For those of you who don’t know, a Hot Pocket is a frozen Pop-tart filled — instead of with fruit — with nasty meat and sauce. You’re supposed to stick it in a microwave for a few minutes and let it cook/heat, and then it’s supposedly edible. But it never actually is. They always come out looking like this:
They’ve even had to redo their entire advertising campaign, after a (really funny) comedian so eloquently explained the entire problem with Hot Pockets.
“Is your Hot Pocket cold in the middle?”
“It’s frozen. But it can be served boiling lava hot.”
“Will it burn my mouth?”
“It’ll destroy your mouth. Everything will taste like rubber for a month.”
This is a problem — not just with Hot Pockets — but with many microwaveable frozen things. Either you can heat the outside to a normal temperature and the inside will be frozen, or you can heat the inside to a normal temperature, which requires the outsides to boil. Either way, you lose.
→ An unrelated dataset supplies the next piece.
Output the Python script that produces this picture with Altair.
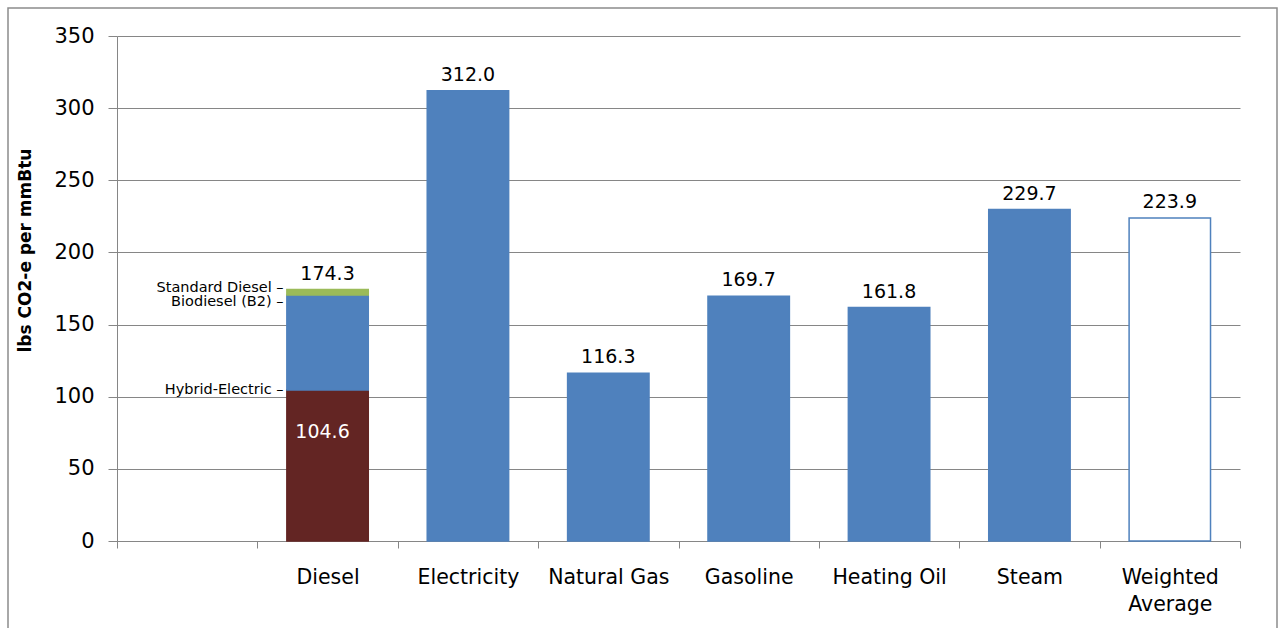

But why? What’s the physics behind this? Microwaves are just a type of electromagnetic radiation, like visible light, infrared radiation (commonly called heat), and radio waves. But microwaves are special because they are just the right wavelength to be absorbed by fats, sugars, and water. The water — in particular — does something special. Water molecules are very simple, with an electronegative oxygen atom and two electropositive hydrogen atoms.
You bombard these molecules with microwaves, and the microwaves cause the water molecules to rotate.
Rotational motion is a form of energy, and that excess energy causes the water to heat up! But there’s a difficulty for your frozen Hot Pockets. You see, the water molecules aren’t free to move.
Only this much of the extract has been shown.